▶ Data provided:
---
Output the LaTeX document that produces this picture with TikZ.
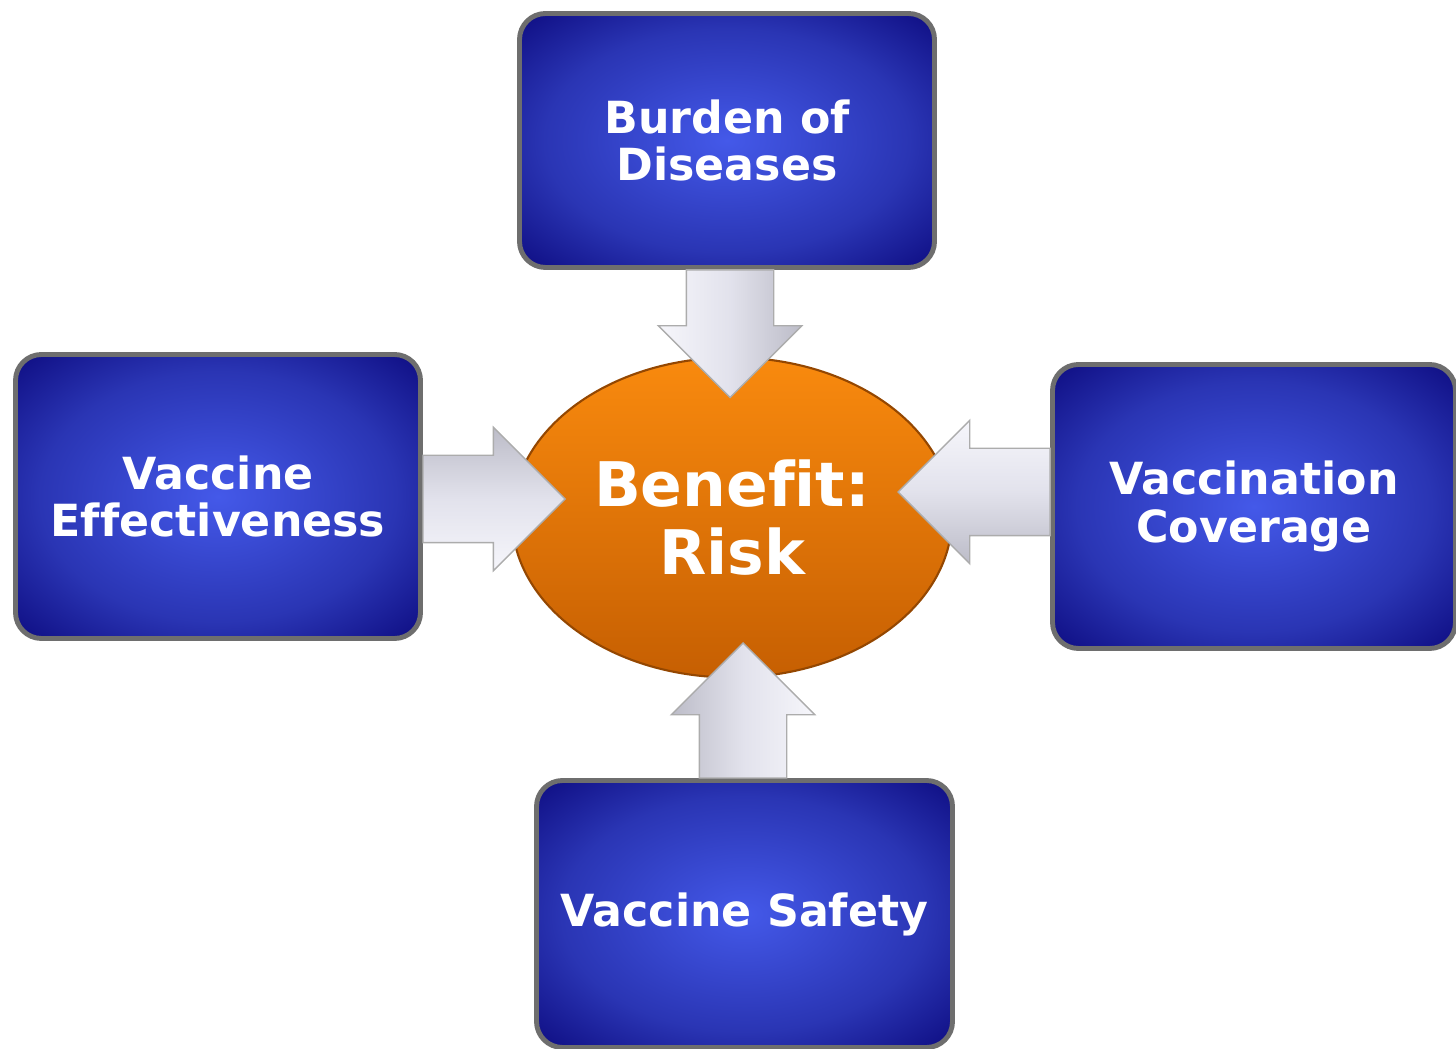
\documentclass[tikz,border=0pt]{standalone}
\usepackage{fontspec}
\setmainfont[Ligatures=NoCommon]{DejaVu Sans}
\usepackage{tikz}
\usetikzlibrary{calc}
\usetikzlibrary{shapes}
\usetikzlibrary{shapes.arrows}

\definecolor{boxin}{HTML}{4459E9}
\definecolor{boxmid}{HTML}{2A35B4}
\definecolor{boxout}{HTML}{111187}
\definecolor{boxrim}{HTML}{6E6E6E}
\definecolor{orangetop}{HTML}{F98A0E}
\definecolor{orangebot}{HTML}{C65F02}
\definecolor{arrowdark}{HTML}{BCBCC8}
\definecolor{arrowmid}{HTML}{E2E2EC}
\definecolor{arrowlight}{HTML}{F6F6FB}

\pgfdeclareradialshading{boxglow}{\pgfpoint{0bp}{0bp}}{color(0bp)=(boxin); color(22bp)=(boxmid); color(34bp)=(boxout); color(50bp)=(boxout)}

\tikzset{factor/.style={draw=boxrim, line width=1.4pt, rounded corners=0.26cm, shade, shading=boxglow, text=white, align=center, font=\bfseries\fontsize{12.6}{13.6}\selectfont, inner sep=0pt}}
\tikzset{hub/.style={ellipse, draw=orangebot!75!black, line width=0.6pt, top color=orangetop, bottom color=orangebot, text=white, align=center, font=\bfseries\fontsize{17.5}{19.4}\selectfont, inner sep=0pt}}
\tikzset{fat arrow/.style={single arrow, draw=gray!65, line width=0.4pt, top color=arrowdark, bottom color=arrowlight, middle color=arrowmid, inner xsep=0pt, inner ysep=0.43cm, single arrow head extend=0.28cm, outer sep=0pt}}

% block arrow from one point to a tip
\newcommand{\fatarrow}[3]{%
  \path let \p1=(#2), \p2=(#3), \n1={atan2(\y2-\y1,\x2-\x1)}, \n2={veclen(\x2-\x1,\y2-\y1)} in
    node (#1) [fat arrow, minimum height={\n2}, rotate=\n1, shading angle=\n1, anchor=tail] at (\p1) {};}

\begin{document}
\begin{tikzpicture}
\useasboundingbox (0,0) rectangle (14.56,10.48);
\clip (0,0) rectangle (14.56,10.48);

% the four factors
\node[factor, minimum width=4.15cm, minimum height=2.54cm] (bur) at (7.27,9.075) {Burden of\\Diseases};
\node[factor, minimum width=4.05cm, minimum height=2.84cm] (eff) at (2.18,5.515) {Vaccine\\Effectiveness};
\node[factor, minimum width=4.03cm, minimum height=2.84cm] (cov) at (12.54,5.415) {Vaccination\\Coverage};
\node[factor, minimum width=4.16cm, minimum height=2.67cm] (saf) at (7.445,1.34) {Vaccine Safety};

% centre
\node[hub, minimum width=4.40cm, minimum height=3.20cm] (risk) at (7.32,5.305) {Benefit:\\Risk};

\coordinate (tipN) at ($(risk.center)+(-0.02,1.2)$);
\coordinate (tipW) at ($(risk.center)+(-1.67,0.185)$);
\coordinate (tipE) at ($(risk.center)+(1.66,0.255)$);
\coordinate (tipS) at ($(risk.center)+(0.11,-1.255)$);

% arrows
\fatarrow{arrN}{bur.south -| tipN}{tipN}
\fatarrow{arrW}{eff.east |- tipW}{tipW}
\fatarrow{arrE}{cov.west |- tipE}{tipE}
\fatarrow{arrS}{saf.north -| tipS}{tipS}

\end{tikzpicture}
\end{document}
---
▶ Exercise: Leave out the pictures, then repeat the listing above exactly from its first line to the line with "node (#1) [fat", inclusive.

▶ Answer below:
Output the LaTeX document that produces this picture with TikZ.
\documentclass[tikz,border=0pt]{standalone}
\usepackage{fontspec}
\setmainfont[Ligatures=NoCommon]{DejaVu Sans}
\usepackage{tikz}
\usetikzlibrary{calc}
\usetikzlibrary{shapes}
\usetikzlibrary{shapes.arrows}

\definecolor{boxin}{HTML}{4459E9}
\definecolor{boxmid}{HTML}{2A35B4}
\definecolor{boxout}{HTML}{111187}
\definecolor{boxrim}{HTML}{6E6E6E}
\definecolor{orangetop}{HTML}{F98A0E}
\definecolor{orangebot}{HTML}{C65F02}
\definecolor{arrowdark}{HTML}{BCBCC8}
\definecolor{arrowmid}{HTML}{E2E2EC}
\definecolor{arrowlight}{HTML}{F6F6FB}

\pgfdeclareradialshading{boxglow}{\pgfpoint{0bp}{0bp}}{color(0bp)=(boxin); color(22bp)=(boxmid); color(34bp)=(boxout); color(50bp)=(boxout)}

\tikzset{factor/.style={draw=boxrim, line width=1.4pt, rounded corners=0.26cm, shade, shading=boxglow, text=white, align=center, font=\bfseries\fontsize{12.6}{13.6}\selectfont, inner sep=0pt}}
\tikzset{hub/.style={ellipse, draw=orangebot!75!black, line width=0.6pt, top color=orangetop, bottom color=orangebot, text=white, align=center, font=\bfseries\fontsize{17.5}{19.4}\selectfont, inner sep=0pt}}
\tikzset{fat arrow/.style={single arrow, draw=gray!65, line width=0.4pt, top color=arrowdark, bottom color=arrowlight, middle color=arrowmid, inner xsep=0pt, inner ysep=0.43cm, single arrow head extend=0.28cm, outer sep=0pt}}

% block arrow from one point to a tip
\newcommand{\fatarrow}[3]{%
  \path let \p1=(#2), \p2=(#3), \n1={atan2(\y2-\y1,\x2-\x1)}, \n2={veclen(\x2-\x1,\y2-\y1)} in
    node (#1) [fat arrow, minimum height={\n2}, rotate=\n1, shading angle=\n1, anchor=tail] at (\p1) {};}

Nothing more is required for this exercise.